Long term Trader versus Intraday Trader which is profitable?

Discussion in 'Professional Trading' started by Daxakar, Dec 11, 2007.

  1. Daxakar


    Hello guys,, I am new to this forum. I traded in FX and mainly Major pairs

    Just hope to find out which of the above are u guys. I personally had 2 accounts with same amount of capital. 1 for day trading and the other for longer term trading. I found that longer term trading makes me more $$$ and without much of my monitoring. Whereas day trading, it takes up like 8hrs of my time at least just to monitor!!!!! YET I am loosing money. Maybe I am weak at TA, but it really piss me off with me buy LONG and result in SHORT and vice versa......

    Initially I took of day trading, thinking that I could make a million bucks with it in 1 years or so,, apparently I am so wrong!! Pls if there is someone who does day trading and are successful, give me a post.

    Longer term = 2days to 1month
    Daytrading = <24hrs
  2. For me, same as u, i find intraday trading too volatile, too shorterm, that winning is little or even worse, losses.

    Whereas so far, more than 2 days trading give me my income
  3. BJL


    hi, I do a bit of both.

    I trade futures on a long term scale (3months and up) and local equities an a short term scale (15mins - 2 days).

    last year was very good for long term portfolio, this year was very good for short term plays.
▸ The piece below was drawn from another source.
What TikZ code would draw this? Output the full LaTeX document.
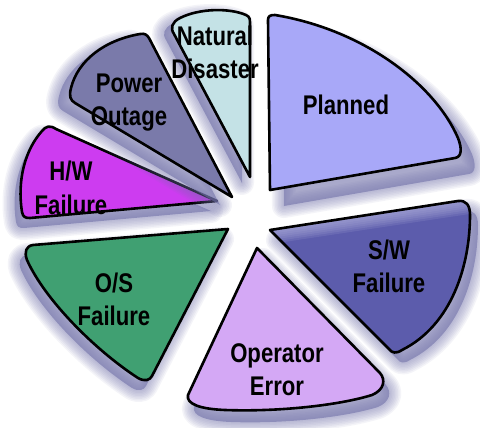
\documentclass[tikz,border=0pt]{standalone}
\usepackage{fontspec}
\newfontfamily\lab[FakeStretch=0.82]{Liberation Sans}

\definecolor{shadowc}{RGB}{112,112,168}
\definecolor{plannedc}{RGB}{168,168,248}
\definecolor{naturalc}{RGB}{196,226,230}
\definecolor{powerc}{RGB}{122,122,170}
\definecolor{hwc}{RGB}{205,60,240}
\definecolor{osc}{RGB}{64,160,114}
\definecolor{operc}{RGB}{212,168,245}
\definecolor{swc}{RGB}{92,92,172}
\definecolor{swlight}{RGB}{175,175,220}

% wedge outlines, in pixel-like units (y grows downwards)
\def\pathPlanned{(268,20) -- (270,190) -- (455,158) .. controls (462,157) and (462,148) .. (458,138)
  .. controls (435,85) and (365,30) .. (275,15) .. controls (270,15) and (268,16) .. (268,20) -- cycle}
\def\pathNatural{(250,177) -- (174,34) .. controls (170,28) and (172,22) .. (180,18)
  .. controls (200,8) and (230,8) .. (246,15) .. controls (250,17) and (250,19) .. (250,24) -- cycle}
\def\pathPower{(232,197) -- (75,103) .. controls (70,100) and (69,96) .. (71,88)
  .. controls (78,60) and (105,40) .. (140,34) .. controls (145,33) and (147,35) .. (149,38) -- cycle}
\def\pathHW{(217,201) -- (56,129) .. controls (50,125) and (46,126) .. (42,131)
  .. controls (25,150) and (17,180) .. (22,212) .. controls (23,217) and (25,218) .. (30,218) -- cycle}
\def\pathOS{(228,229) -- (33,245) .. controls (26,246) and (24,252) .. (27,260)
  .. controls (45,300) and (95,350) .. (138,378) .. controls (145,382) and (150,380) .. (152,376) -- cycle}
\def\pathOper{(257,248) -- (380,373) .. controls (386,380) and (384,390) .. (372,395)
  .. controls (340,405) and (280,412) .. (225,410) .. controls (200,409) and (186,404) .. (188,395) -- cycle}
\def\pathSW{(270,230) -- (458,201) .. controls (466,200) and (470,205) .. (470,215)
  .. controls (470,265) and (452,325) .. (402,350) .. controls (396,354) and (392,353) .. (389,349) -- cycle}

% soft shadow: a filled copy plus widening translucent strokes
\newcommand\softshadow[3]{%
  \begin{scope}[shift={(#1,#2)}]
    \fill[shadowc, opacity=0.6] #3;
    \foreach \w in {3,6,...,24}{\draw[shadowc, opacity=0.08, line width=\w, line join=round] #3;}
  \end{scope}}

\tikzset{
  wedge/.style={draw=black, line width=2.6, line join=round},
  lbl/.style={font=\lab\bfseries\fontsize{27}{33}\selectfont, align=center, inner sep=0pt, anchor=base}
}

\begin{document}
\begin{tikzpicture}[x=1pt, y=-1pt]
\useasboundingbox (0,0) rectangle (480,428);

\softshadow{-6}{10}{\pathOS}
\path[wedge, fill=osc] \pathOS;

\softshadow{6}{12}{\pathOper}
\path[wedge, fill=operc] \pathOper;

\softshadow{8}{10}{\pathSW}
\fill[swc] \pathSW;
\begin{scope}
  \clip \pathSW;
  \foreach \w in {4,8,...,28}{\draw[swlight, opacity=0.16, line width=\w] (260,231.5) -- (475,199);}
\end{scope}
\draw[wedge] \pathSW;

\softshadow{14}{16}{\pathPlanned}
\path[wedge, fill=plannedc] \pathPlanned;

\softshadow{-6}{10}{\pathHW}
\path[wedge, fill=hwc] \pathHW;

\softshadow{-12}{8}{\pathPower}
\path[wedge, fill=powerc] \pathPower;

\softshadow{-8}{6}{\pathNatural}
\path[wedge, fill=naturalc] \pathNatural;

% multi-line labels sit on the baseline of their last line
\node[lbl] (natural) at (215,79) {Natural\\Disaster};
\node[lbl] (power) at (129,126) {Power\\Outage};
\node[lbl] (hw) at (71,214) {H/W\\Failure};
\node[lbl] (planned) at (346,114) {Planned};
\node[lbl] (sw) at (389,292) {S/W\\Failure};
\node[lbl] (os) at (114,325) {O/S\\Failure};
\node[lbl] (oper) at (277,395) {Operator\\Error};
\end{tikzpicture}
\end{document}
    I started out doing only the short term stuff, but I found it took up a lot of my time just like a job ;), so I decided to move some or all to a longer time frame to be able to enjoy the sunny days in summer.

    Right now, I think I will keep it balanced between the two approaches. One change I made however is that I don't trade all days the short term stuff, only on volatile interesting days and don't care if I miss a good day because I have other plans.
  4. candymr2


    Long-term trading will always be more profitable -- it is for me anyways. Typically, I hold positions anywhere from one day to three months.
  5. JJ2


    If you have good setup(s), and are disciplined about quitting when you are ahead, manage your capital well and know what your goals are before you even sit down in your seat you can do very well as an intra-day trader.

    Longer term position trading has its associated types of risk (overnight gaps) but in general it requires less skill, less attention to detail and more capital to do successfully.

    Good trading,

  6. As jj said. Short term has greater potential for profit simply because you can take X% risks much more frequently.

    But the shorter decision making timeframes demand a lot more from the trader. If you can't give it then you won't get it.
  7. You are trying to compare two incompatible items.
    This may account for your poor performance in the intraday.

    As has been mentioned already, the potential for stellar intraday profits based on a relatively small brokerage account balance is huge.

    Long term trading requires deeper drawdowns and larger account balances more proportionate to the risk.

    Just two completely different things really.

  8. Daxakar


    Thanks guys :)

    At least i know where i am getting at. This Daytrading really brings out all my emotions!!!! When i lost a trade, I even try to fight back either double my initial amount traded or chase after a breakout, which usually cost me more $$$. Maybe its just my strength and weaknesses, I am not up to it. For the time being I am back to Demo on daytrading, to practise and fine tune my skills.

    Thats why I resort to longer term trading, whereby I could have my cool to analyse and study the market. Even with longer term trading I will try my best to avoid traps such as important economic annoucement when I am not sure what would be the possible out come.

    (OMG.... speaking of which I just witness GBP/USD falling from 2.0430 to 2.0370 and risen back to 2.0460. IMHO this should have wiped out lotsa daytrading positions, where their STOPS are around 30pips.) And this is why I say I stop my daytrading...
  9. From what I've read I think you are making the right decision.

    In general, to me, it is a question of capital. If you have $15k in capital and even if you are the next coming of Warren Buffet or whatever - able to earn like 30% a year - you will be hard pressed to turn that into meaningful money. Even with 20 to 1 prop firm leverage.

    If you go 20 to 1 on your $15k - you can't really have more than a 4% drawdown in your pursuit of your 30% return. And then, you'll have to pay interest on most of the difference between the $15k and the $300K you are using.

    If you are a good scalper or intraday trader, however, it is not out of the question to average a net $300 a day on a $15K account.

    So your 15K yields about $75K.

    Obviously, whatever short-term scalps and techniques you are using at the $15K level are not likely to be feasible at the $1.5mln level. Forex may be different - but with stocks - the larger your orders get, the smaller the universe of "unbudgeable liquid stocks" gets.

    So a person with only $15K almost has to day trade (or take very timely short-term overnight trades). If you have the capital to make a living off of long-term moves, then you should try to come up with a day trade approach that goes in the direction of your long-term positions - if you bother to daytrade at all.
  10. P.S. - Some equity firms will only offer 20 to 1 overnight on "hedged" (balanced long vs. short) positions. So you would have to make your long-term return in that fashion.

    For flat out naked longs or shorts, however, most equity firms top out between 5 to 1 and 10 to 1 overnight. So I guess that just underscores the point.